Remember that what you experience in life, whether good or bad, will not remain. We’ve all heard the saying, “This, too, shall pass.” We normally think of hearing that or saying it when things aren’t going well. But it’s true of good things, also. If you’re going through a rough spell, remember, this, too, shall pass. However, if you’ve got a spring in your step because everything seems to be going your way, remember, this, too, shall pass. If it didn’t, you might think that everything is just fine, and before you know it, you’ve drifted away from God.

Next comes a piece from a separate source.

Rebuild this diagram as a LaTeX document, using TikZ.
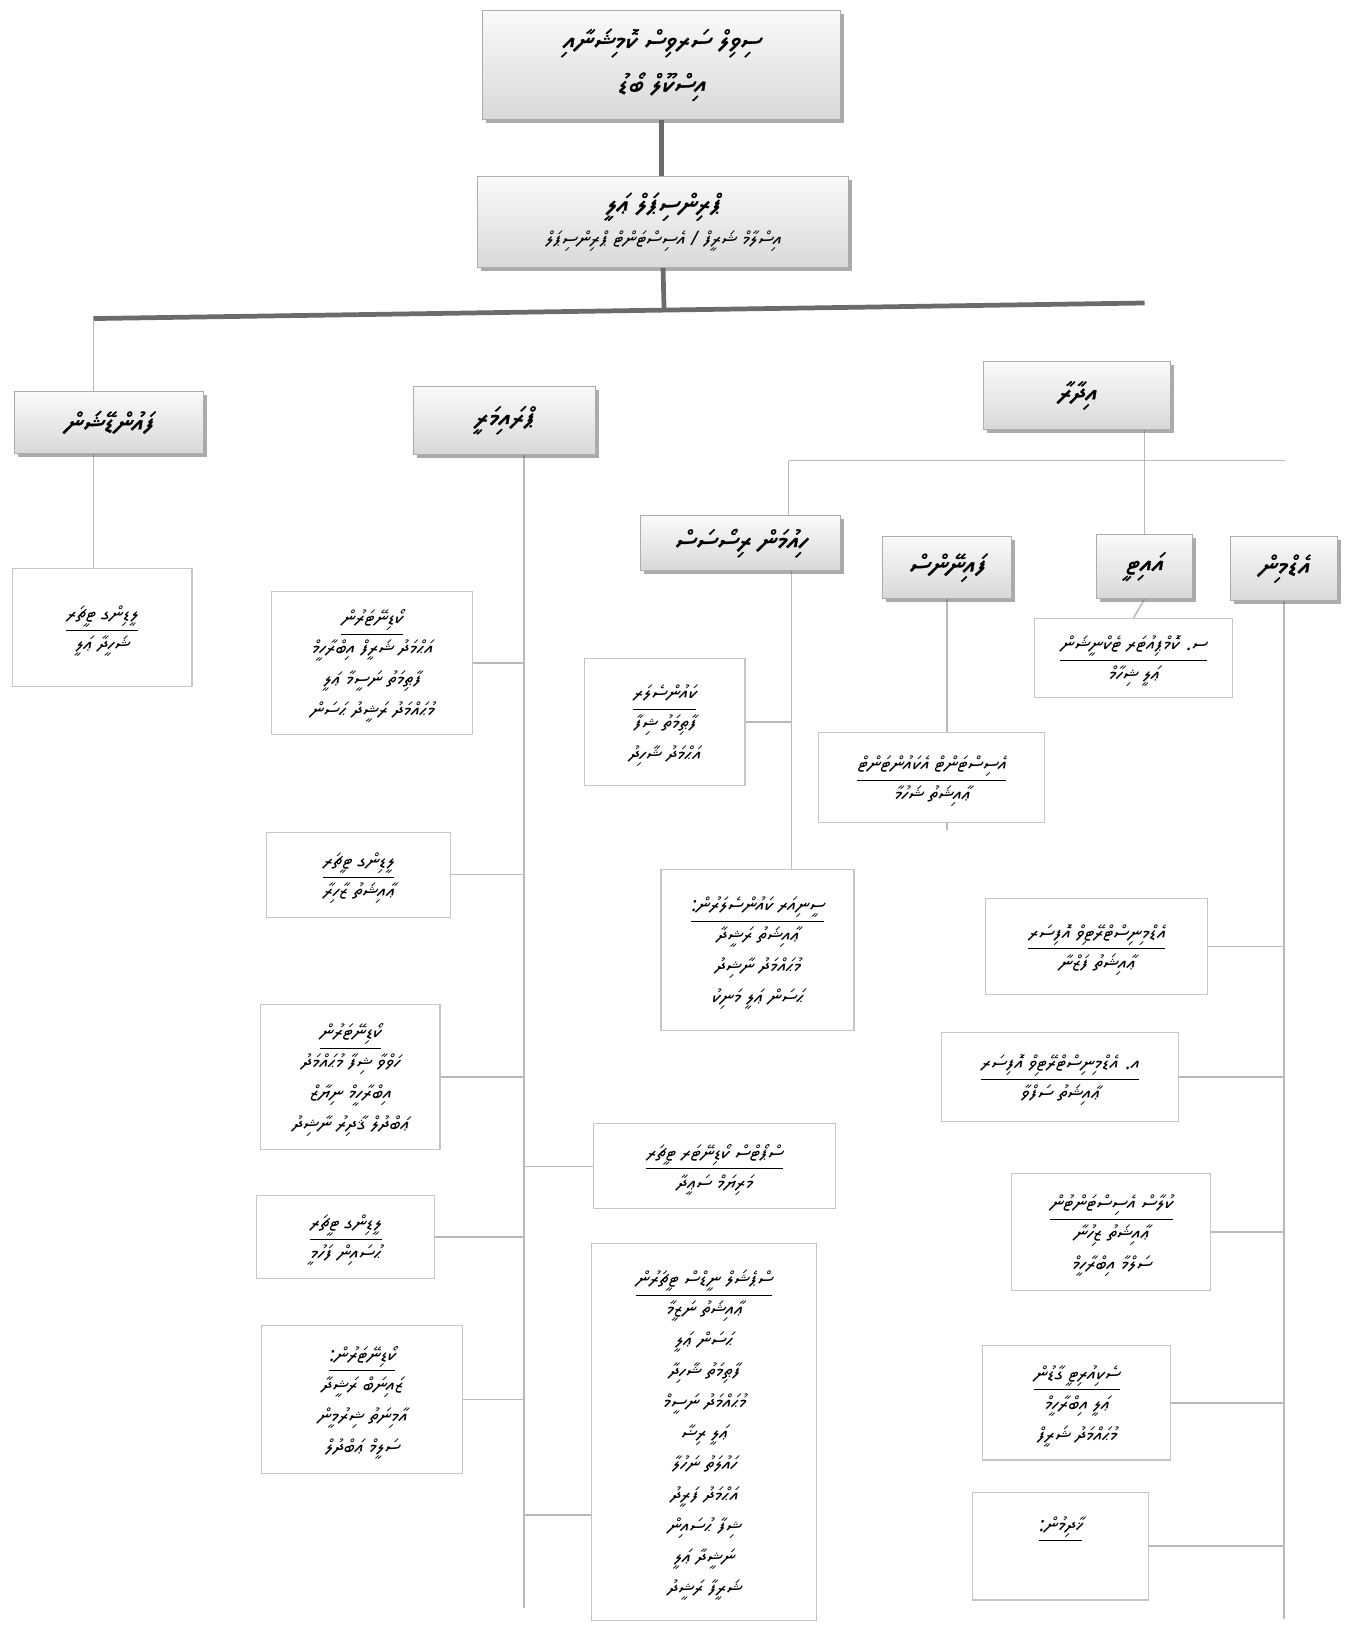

It’s in the hard times of life that God strengthens you. So don’t be anxious. Rather, let your requests be made known to God. It’s a simple thing, really. It just seems difficult, but that’s why they’re called difficulties. We often make the difficult times in our lives more difficult by worrying, being anxious, dwelling on our uneasiness. There’s a simple answer to this—prayer. Let your requests be made know to God.

It sounds easy. It is easy. So why does it seem so difficult? One is because we’re sinful. Two is because we’re often so busy worrying and being anxious. But a third reason may be the most difficult of all. We are not just to pray, to bring our petitions to God, but with thanksgiving. And it’s not just for the things we think we need or the things we want, it’s in everything. In everything we are to give thanks. When we’re so busy worrying, we can’t imagine how there’s any reason to give thanks in the midst of difficulties.

But the reason we must give thanks in all things, both good and bad, is because then our prayers aren’t just about what we want, but about what God wills for us. His will is perfect and His will is what is best for us. That’s why praying in thanksgiving is the solution for our being in distress and our uneasiness. When we give thanks to God in all things then our focus is on Him rather than on our distress and uneasiness.

Is this possible for us to do? We are only human, after all. It is extremely difficult for us to get our thoughts and emotions off our troubles and onto Christ. The truth is, it’s not possible. Our sinful nature is going to bring us down every time. But that’s where the thanksgiving comes in. We give thanks that though we are weak sinners, Christ has drowned our Old Adam in Baptism. What has come forth is a new creation that is forever united with Christ and His perfect life.

Christ in His suffering prayed to His Heavenly Father that His Heavenly Father’s will would be done. It’s hard to imagine Jesus giving thanks as He was sweating blood in the Garden of Gethsemane. But doesn’t the fact that He prayed His Heavenly Father’s will would be done show us that He was thankful for the suffering He was undergoing to bring about salvation? This was the focus of Jesus’ prayers and thoughts. In His distress He was not anxious or ill at ease but humble, prayerful, and thankful. In our distress we turn our thoughts and focus onto Christ and His suffering in our place. We know that all things we undergo in this life will pass, but our place in the Kingdom of God will remain. In anything and everything we give thanks because the one who endured all for us has given us reason to be eternally thankful. Amen.